Projetando as reflexões de Krugman para entre muros, temos de reconhecer
desde logo que a economia portuguesa ainda estará longe da situação de quase
pleno emprego que a economia americana vive. A taxa de desemprego tem reagido
bem e sustentadamente à recuperação económica. Mas temos uma situação
paradoxal: estamos ainda longe dos 4% americanos, mas há setores exportadores
(metalomecânica, por exemplo, leiam-se os jornais) a vociferar contra a falta
de mão-de-obra para responder à sua ânsia de crescimento. Estaremos a viver uma
profunda desarticulação entre oferta e procura de qualificações, mesmo tendo em
conta que os salários oferecidos estão longe de responder às expectativas do
que esperavam algum retorno da sua formação.
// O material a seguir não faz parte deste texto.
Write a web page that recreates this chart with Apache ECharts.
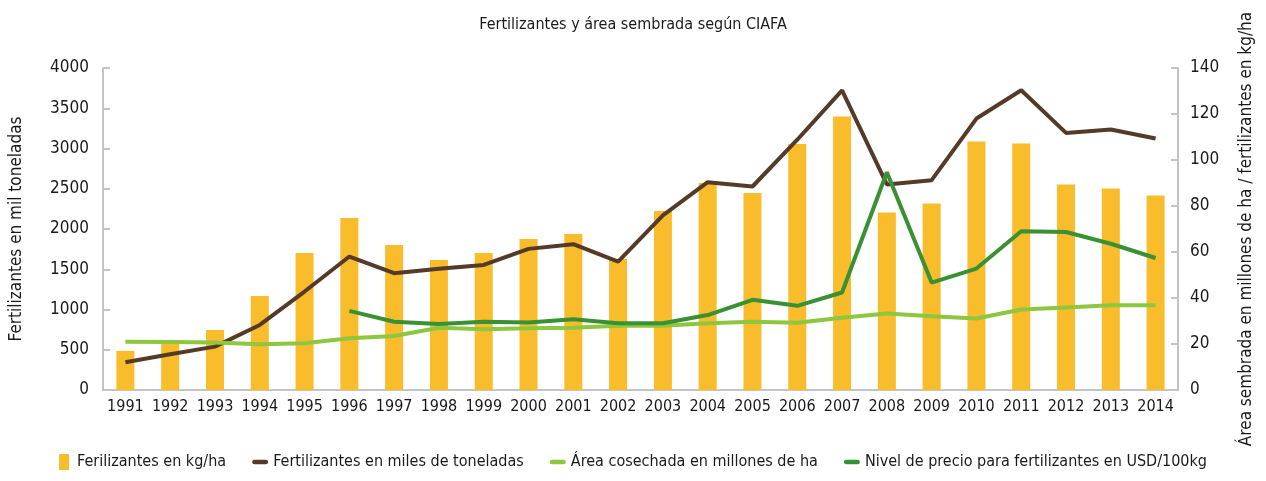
<!DOCTYPE html>
<html>
<head>
<meta charset="utf-8">
<script src="https://cdn.jsdelivr.net/npm/echarts@6/dist/echarts.min.js"></script>
<style>
  html, body { margin: 0; padding: 0; background: #fff; }
  #chart { width: 1266px; height: 481px; }
</style>
</head>
<body>
<div id="chart"></div>
<script>
const years = ["1991", "1992", "1993", "1994", "1995", "1996", "1997", "1998", "1999", "2000", "2001", "2002",
  "2003", "2004", "2005", "2006", "2007", "2008", "2009", "2010", "2011", "2012", "2013", "2014"];

// kg/ha (right axis)
const kgPorHa = [17, 20.5, 26.1, 40.9, 59.6, 74.8, 63, 56.5, 59.6, 65.7, 67.8, 57,
  77.8, 90, 85.7, 107, 118.9, 77.2, 81.1, 108, 107.2, 89.4, 87.6, 84.6];

// miles de toneladas (left axis)
const milesToneladas = [344, 443, 539, 808, 1223, 1658, 1451, 1505, 1554, 1753, 1811, 1596,
  2168, 2582, 2528, 3109, 3723, 2553, 2607, 3372, 3723, 3194, 3236, 3124];

// millones de ha (right axis)
const areaCosechada = [21, 20.9, 20.6, 19.9, 20.3, 22.5, 23.5, 27.1, 26.4, 26.8, 27.1, 27.9,
  27.9, 29, 29.7, 29.2, 31.4, 33.3, 32.1, 31.1, 35, 35.9, 36.9, 36.9];

// USD/100kg (right axis), sin datos antes de 1996
const precio = [null, null, null, null, null, 34.4, 29.7, 28.7, 29.7, 29.3, 30.8, 29,
  29, 32.6, 39.2, 36.6, 42.4, 94.7, 46.7, 52.8, 69, 68.7, 63.6, 57.4];

const font = "'Liberation Sans Narrow', 'DejaVu Sans Condensed', sans-serif";
const axisColor = "#c4c4c4";
const lineIcon = "path://M2,0h12a2,2 0 0 1 0,5h-12a2,2 0 0 1 0,-5z";

const chart = echarts.init(document.getElementById("chart"));
chart.setOption({
  animation: false,
  textStyle: { fontFamily: font, color: "#1a1a1a" },
  title: {
    text: "Fertilizantes y área sembrada según CIAFA",
    left: "center",
    top: 12,
    textStyle: { fontFamily: font, fontSize: 16, fontWeight: "normal", color: "#1a1a1a" }
  },
  legend: {
    bottom: 6,
    left: "center",
    itemGap: 26,
    itemWidth: 16,
    itemHeight: 16,
    textStyle: { fontFamily: font, fontSize: 16, color: "#1a1a1a" },
    data: [
      { name: "Ferilizantes en kg/ha", icon: "path://M0,0h10v16h-10z" },
      { name: "Fertilizantes en miles de toneladas", icon: lineIcon },
      { name: "Área cosechada en millones de ha", icon: lineIcon },
      { name: "Nivel de precio para fertilizantes en USD/100kg", icon: lineIcon }
    ]
  },
  grid: { left: 103, right: 88, top: 68, bottom: 91, containLabel: false },
  xAxis: {
    type: "category",
    data: years,
    boundaryGap: true,
    axisLine: { lineStyle: { color: axisColor, width: 2 } },
    axisTick: { inside: true, length: 7, lineStyle: { color: axisColor, width: 2 } },
    axisLabel: { fontFamily: font, fontSize: 16, color: "#1a1a1a", margin: 9, interval: 0 }
  },
  yAxis: [
    {
      type: "value",
      min: 0, max: 4000, interval: 500,
      name: "Fertilizantes en mil toneladas",
      nameLocation: "middle",
      nameGap: 78,
      nameTextStyle: { fontFamily: font, fontSize: 17, color: "#1a1a1a" },
      axisLine: { show: true, lineStyle: { color: axisColor, width: 2 } },
      axisTick: { show: true, inside: true, length: 7, lineStyle: { color: axisColor, width: 2 } },
      axisLabel: { fontFamily: font, fontSize: 17, color: "#1a1a1a", margin: 14, formatter: v => String(v) },
      splitLine: { show: false }
    },
    {
      type: "value",
      min: 0, max: 140, interval: 20,
      name: "Área sembrada en millones de ha / fertilizantes en kg/ha",
      nameLocation: "middle",
      nameGap: 60,
      nameRotate: 90,
      nameTextStyle: { fontFamily: font, fontSize: 17, color: "#1a1a1a" },
      axisLine: { show: true, lineStyle: { color: axisColor, width: 2 } },
      axisTick: { show: true, inside: true, length: 7, lineStyle: { color: axisColor, width: 2 } },
      axisLabel: { fontFamily: font, fontSize: 17, color: "#1a1a1a", margin: 12 },
      splitLine: { show: false }
    }
  ],
  series: [
    {
      name: "Ferilizantes en kg/ha",
      type: "bar",
      yAxisIndex: 1,
      data: kgPorHa,
      barWidth: 18,
      itemStyle: { color: "#f9bc2b" }
    },
    {
      name: "Fertilizantes en miles de toneladas",
      type: "line",
      yAxisIndex: 0,
      data: milesToneladas,
      symbol: "none",
      lineStyle: { color: "#553a28", width: 4 },
      itemStyle: { color: "#553a28" }
    },
    {
      name: "Área cosechada en millones de ha",
      type: "line",
      yAxisIndex: 1,
      data: areaCosechada,
      symbol: "none",
      lineStyle: { color: "#8dc63f", width: 4 },
      itemStyle: { color: "#8dc63f" }
    },
    {
      name: "Nivel de precio para fertilizantes en USD/100kg",
      type: "line",
      yAxisIndex: 1,
      data: precio,
      symbol: "none",
      lineStyle: { color: "#3a9133", width: 4 },
      itemStyle: { color: "#3a9133" }
    }
  ]
});
</script>
</body>
</html>
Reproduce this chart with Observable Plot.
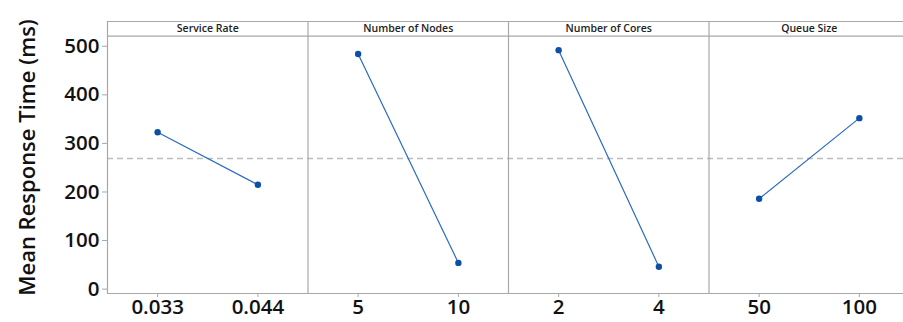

Imagino que com as mesmas
qualificações que temos hoje e uma outra especialização produtiva poderíamos
aspirar a um produto potencial mais elevado. A isso chamamos nós mudança
estrutural e estamos a vivê-la desde os anos 2000, mas lentamente.
O Governador do Banco de Portugal, Carlos Costa, escrevia há dias no Público
que, segundo as estimativas disponíveis, o crescimento do produto potencial em
Portugal estaria circunscrito a um intervalo entre 0 e 2%: E a OCDE no seu último
diagnóstico sobre a economia portuguesa (link aqui do respetivo resumo) falava
de uma diminuição do produto potencial (ver gráfico acima)
Com a crise demográfica em que também estamos mergulhados, a economia
portuguesa precisaria de um aumento disruptivo de produtividade total dos
fatores para gerar um salto no produto potencial. Mas a verdade é que sem força
de trabalho esse salto disruptivo da produtividade total dos fatores corre o
sério risco de ser um salto de menino.